Going to Cambodia and working for the UN was truly the opportunity of a lifetime. You should never underestimate where the study of law can take you. 

Courts of Cambodia

It’s 8:30am or so. I’ve just finished eating spicy noodle soup for breakfast and I am hurrying past an enormous building that projects naga or protective snakes into the surrounding air from each corner.

It’s the courtroom of the Extraordinary Chambers in the Courts of Cambodia, set up by the United Nations and the Cambodian government to try former Khmer Rouge for international crimes. I pause to reflect on what I am doing here. There are 193 member countries in the UN, and instead of shooting each other we are working together, here, today. Nobody is sure how many people died under the Khmer Rouge, but let’s say a rough estimate is 25% of the population.

Today I will be reading lists with names of tens of thousands of people allegedly tortured. These kind of numbers are unknown to an Anglo-Saxon girl like me, at least not since the bubonic plague and the Inquisition. Here, today, I get to be a part of bringing justice to those responsible.

I reach the top of the stairs and give a sunny “Soursday” to the receptionist who is the real brains behind the three Chambers, and smile at my American and Swedish fellow-interns. We walk down the corridor and meet up with our Belgian, French and Albanian legal officers. Soon I’ll be presenting my idea to them all, along with the two Chamber judges, incredibly high-ranking judicial officers and experts in their field.

I gulp and consider turning around and running back down the stairs to the cafeteria. I can’t believe this is what I am doing today. This will count towards my Practical Legal Training, but so would a community legal centre in Australia. I wonder at all the forces that converged to bring me here instead. I am so glad they did.

Apart from making an important contribution to something bigger than myself, I also had the chance to grow emotionally and intellectually. I was in the Pre-Trial Chamber. Put simply, if you want to learn how an inquisitorial or civil law system is different to a common law one, that’s where you’ll learn it. Half of the things that crossed my desk simply had no equivalent in the common law at all. I came back with a legal mind about twice as wide as I had when I left.

Emotionally, well the fact is that the people are beautiful. My international superiors were people who have devoted their lives to human rights on a grand scale, but they also put it into practise on a micro level in the office in a way that made working under them one of the best working experiences I have ever had.

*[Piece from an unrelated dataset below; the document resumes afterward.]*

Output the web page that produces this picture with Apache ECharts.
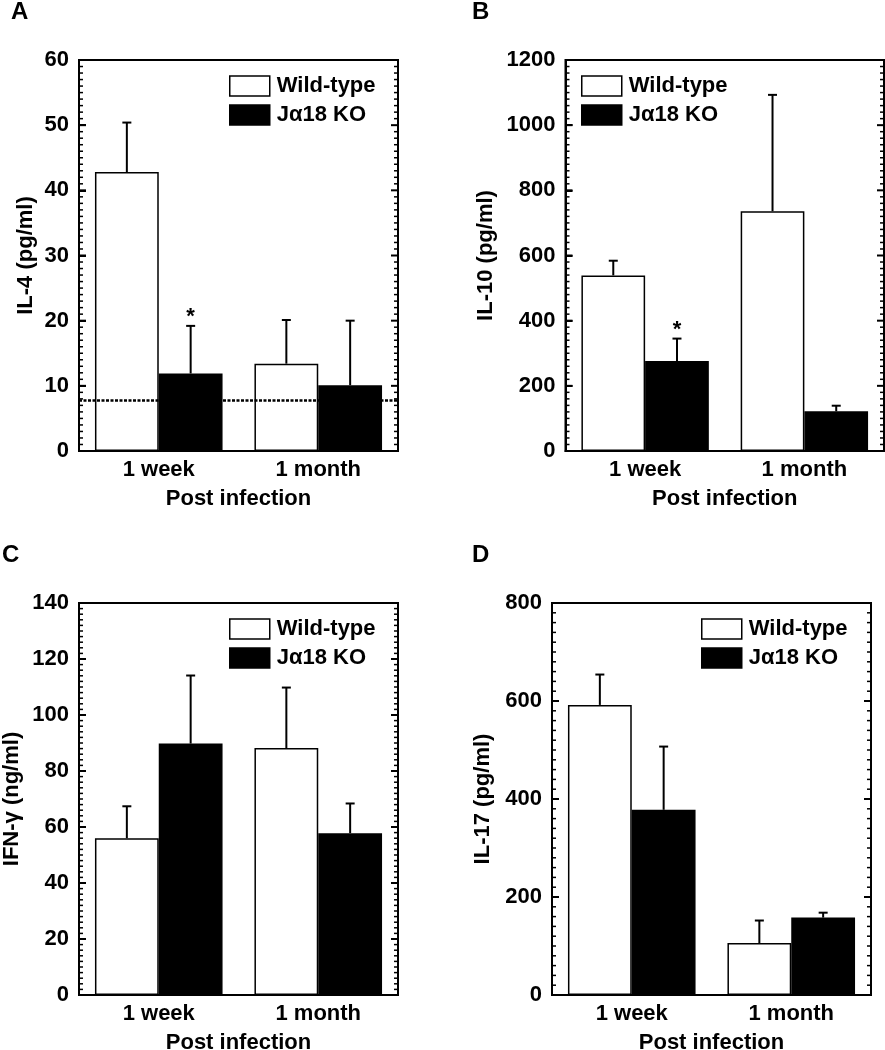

My Khmer colleagues were inspirational. The local Khmer culture is a beautiful thing that cannot be experienced on a tourist trip. 

Going to Cambodia and working for the UN was truly the opportunity of a lifetime. At the beginning of the Juris Doctor, I never expected it would be a part of my lifetime, but you should never underestimate where the study of law can take you.

This article reflects only the personal opinion of the author and not that of the United Nations, ECCC or any of their staff.